### Extracted entries:

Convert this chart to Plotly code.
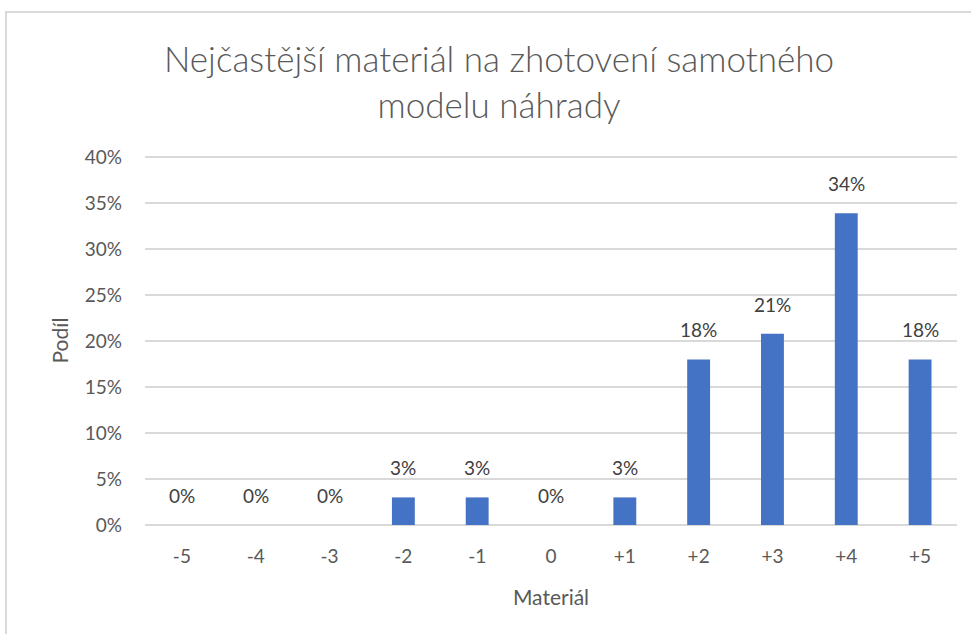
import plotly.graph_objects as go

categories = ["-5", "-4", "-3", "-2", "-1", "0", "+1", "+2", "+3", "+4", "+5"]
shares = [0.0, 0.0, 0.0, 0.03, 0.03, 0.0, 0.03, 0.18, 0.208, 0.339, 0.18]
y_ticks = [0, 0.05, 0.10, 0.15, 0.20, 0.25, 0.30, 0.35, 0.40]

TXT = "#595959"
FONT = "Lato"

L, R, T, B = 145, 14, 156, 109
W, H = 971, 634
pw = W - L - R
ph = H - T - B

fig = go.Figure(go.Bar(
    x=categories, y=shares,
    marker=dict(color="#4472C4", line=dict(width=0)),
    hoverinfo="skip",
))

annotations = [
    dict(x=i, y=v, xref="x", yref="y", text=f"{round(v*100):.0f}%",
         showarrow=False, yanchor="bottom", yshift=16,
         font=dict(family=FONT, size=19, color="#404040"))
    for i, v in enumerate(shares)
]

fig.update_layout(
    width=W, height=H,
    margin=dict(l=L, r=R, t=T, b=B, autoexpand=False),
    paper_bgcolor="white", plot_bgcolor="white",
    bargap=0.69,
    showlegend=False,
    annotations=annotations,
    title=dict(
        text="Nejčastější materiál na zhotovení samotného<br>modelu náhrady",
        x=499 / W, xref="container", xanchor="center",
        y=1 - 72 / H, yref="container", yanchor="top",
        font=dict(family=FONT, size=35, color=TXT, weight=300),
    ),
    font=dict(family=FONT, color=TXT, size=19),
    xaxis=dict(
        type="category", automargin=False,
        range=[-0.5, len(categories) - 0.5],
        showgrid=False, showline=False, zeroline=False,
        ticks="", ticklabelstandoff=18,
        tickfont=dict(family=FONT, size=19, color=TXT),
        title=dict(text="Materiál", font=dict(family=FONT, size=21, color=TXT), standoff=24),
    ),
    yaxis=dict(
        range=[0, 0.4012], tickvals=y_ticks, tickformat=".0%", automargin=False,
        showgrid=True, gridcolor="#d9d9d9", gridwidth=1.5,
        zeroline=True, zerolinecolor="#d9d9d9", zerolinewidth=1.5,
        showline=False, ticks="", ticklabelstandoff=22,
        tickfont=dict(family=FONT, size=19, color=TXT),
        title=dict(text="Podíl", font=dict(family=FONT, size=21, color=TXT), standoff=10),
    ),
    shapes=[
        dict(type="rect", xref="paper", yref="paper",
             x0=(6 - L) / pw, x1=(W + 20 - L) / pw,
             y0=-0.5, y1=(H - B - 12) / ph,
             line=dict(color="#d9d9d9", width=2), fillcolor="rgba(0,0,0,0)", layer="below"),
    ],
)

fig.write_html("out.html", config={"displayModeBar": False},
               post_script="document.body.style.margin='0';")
...
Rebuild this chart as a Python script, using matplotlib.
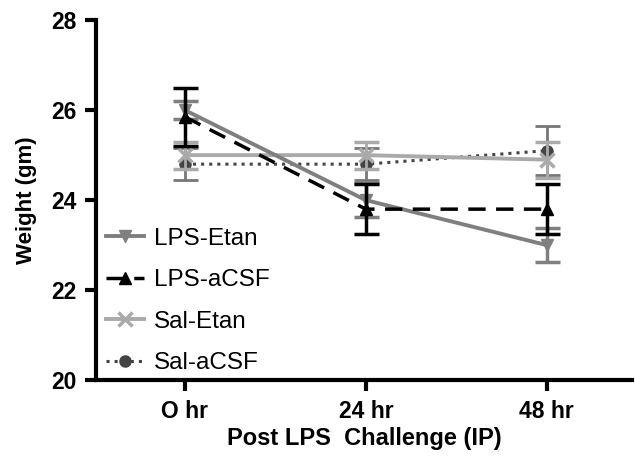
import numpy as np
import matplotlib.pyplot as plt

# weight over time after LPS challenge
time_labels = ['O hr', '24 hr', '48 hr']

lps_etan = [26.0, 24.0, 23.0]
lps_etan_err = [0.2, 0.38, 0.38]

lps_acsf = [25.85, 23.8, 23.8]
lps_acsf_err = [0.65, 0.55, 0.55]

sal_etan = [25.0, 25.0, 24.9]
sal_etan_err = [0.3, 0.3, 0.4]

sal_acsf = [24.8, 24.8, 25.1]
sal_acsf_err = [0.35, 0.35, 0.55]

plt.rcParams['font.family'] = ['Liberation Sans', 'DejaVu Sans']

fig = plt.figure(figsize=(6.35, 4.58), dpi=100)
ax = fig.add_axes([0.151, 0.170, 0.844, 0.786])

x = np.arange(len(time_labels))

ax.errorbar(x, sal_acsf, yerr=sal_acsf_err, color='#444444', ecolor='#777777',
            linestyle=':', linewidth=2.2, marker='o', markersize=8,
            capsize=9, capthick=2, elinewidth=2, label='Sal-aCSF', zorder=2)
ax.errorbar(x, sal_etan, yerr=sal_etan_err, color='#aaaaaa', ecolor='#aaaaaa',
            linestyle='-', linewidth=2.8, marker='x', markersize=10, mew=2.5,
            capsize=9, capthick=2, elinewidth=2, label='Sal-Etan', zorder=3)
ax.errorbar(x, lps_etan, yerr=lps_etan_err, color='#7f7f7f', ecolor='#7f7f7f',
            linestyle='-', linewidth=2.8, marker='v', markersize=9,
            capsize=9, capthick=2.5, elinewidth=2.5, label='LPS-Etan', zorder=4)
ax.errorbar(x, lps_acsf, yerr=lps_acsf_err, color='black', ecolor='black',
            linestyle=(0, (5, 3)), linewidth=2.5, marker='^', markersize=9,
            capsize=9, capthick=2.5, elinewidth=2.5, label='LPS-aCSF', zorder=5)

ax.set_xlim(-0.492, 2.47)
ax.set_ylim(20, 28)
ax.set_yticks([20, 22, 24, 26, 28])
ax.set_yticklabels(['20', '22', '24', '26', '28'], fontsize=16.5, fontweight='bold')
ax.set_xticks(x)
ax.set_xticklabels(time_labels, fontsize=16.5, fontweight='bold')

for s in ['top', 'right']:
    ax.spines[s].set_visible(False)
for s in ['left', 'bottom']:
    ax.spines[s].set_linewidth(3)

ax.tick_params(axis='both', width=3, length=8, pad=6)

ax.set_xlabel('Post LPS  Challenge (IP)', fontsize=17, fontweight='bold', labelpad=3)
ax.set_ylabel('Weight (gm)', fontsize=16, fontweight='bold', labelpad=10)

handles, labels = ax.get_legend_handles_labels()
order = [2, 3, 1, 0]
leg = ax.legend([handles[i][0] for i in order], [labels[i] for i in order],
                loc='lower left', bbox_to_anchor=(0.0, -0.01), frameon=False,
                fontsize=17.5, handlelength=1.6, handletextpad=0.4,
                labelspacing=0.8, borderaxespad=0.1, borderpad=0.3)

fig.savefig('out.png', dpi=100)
...
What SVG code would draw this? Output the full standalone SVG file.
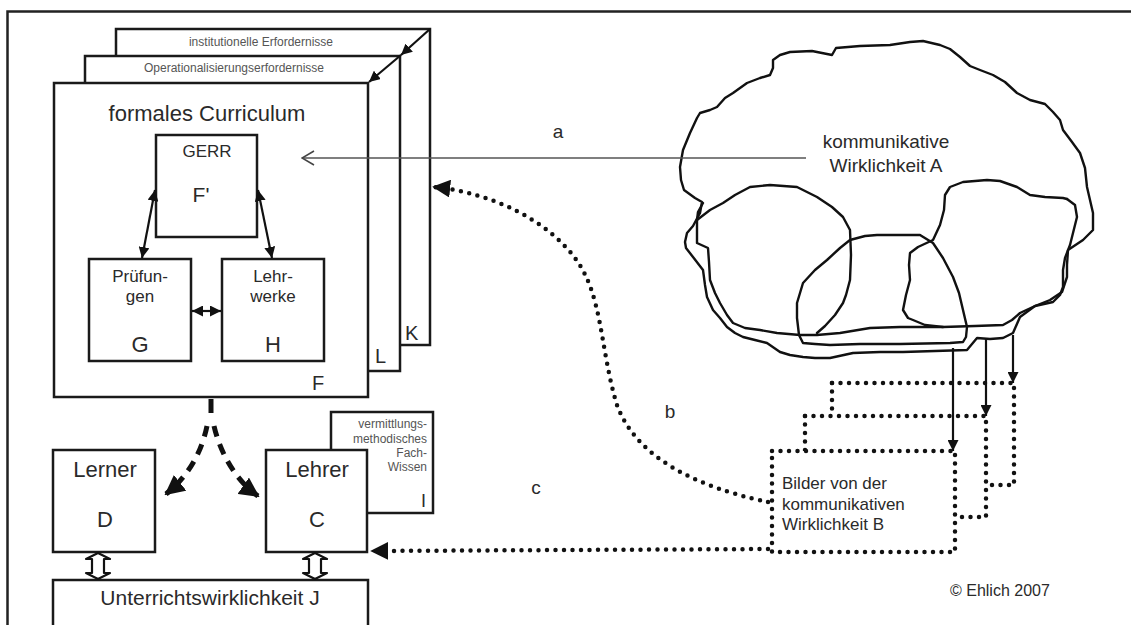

### Do this:
Leave the pictures out and print, exactly as written, every line from the one holding "Rebuild this chart" down to the one holding "x = np.arange(len(time_labels))", both of those included.

### Correct output:
Rebuild this chart as a Python script, using matplotlib.
import numpy as np
import matplotlib.pyplot as plt

# weight over time after LPS challenge
time_labels = ['O hr', '24 hr', '48 hr']

lps_etan = [26.0, 24.0, 23.0]
lps_etan_err = [0.2, 0.38, 0.38]

lps_acsf = [25.85, 23.8, 23.8]
lps_acsf_err = [0.65, 0.55, 0.55]

sal_etan = [25.0, 25.0, 24.9]
sal_etan_err = [0.3, 0.3, 0.4]

sal_acsf = [24.8, 24.8, 25.1]
sal_acsf_err = [0.35, 0.35, 0.55]

plt.rcParams['font.family'] = ['Liberation Sans', 'DejaVu Sans']

fig = plt.figure(figsize=(6.35, 4.58), dpi=100)
ax = fig.add_axes([0.151, 0.170, 0.844, 0.786])

x = np.arange(len(time_labels))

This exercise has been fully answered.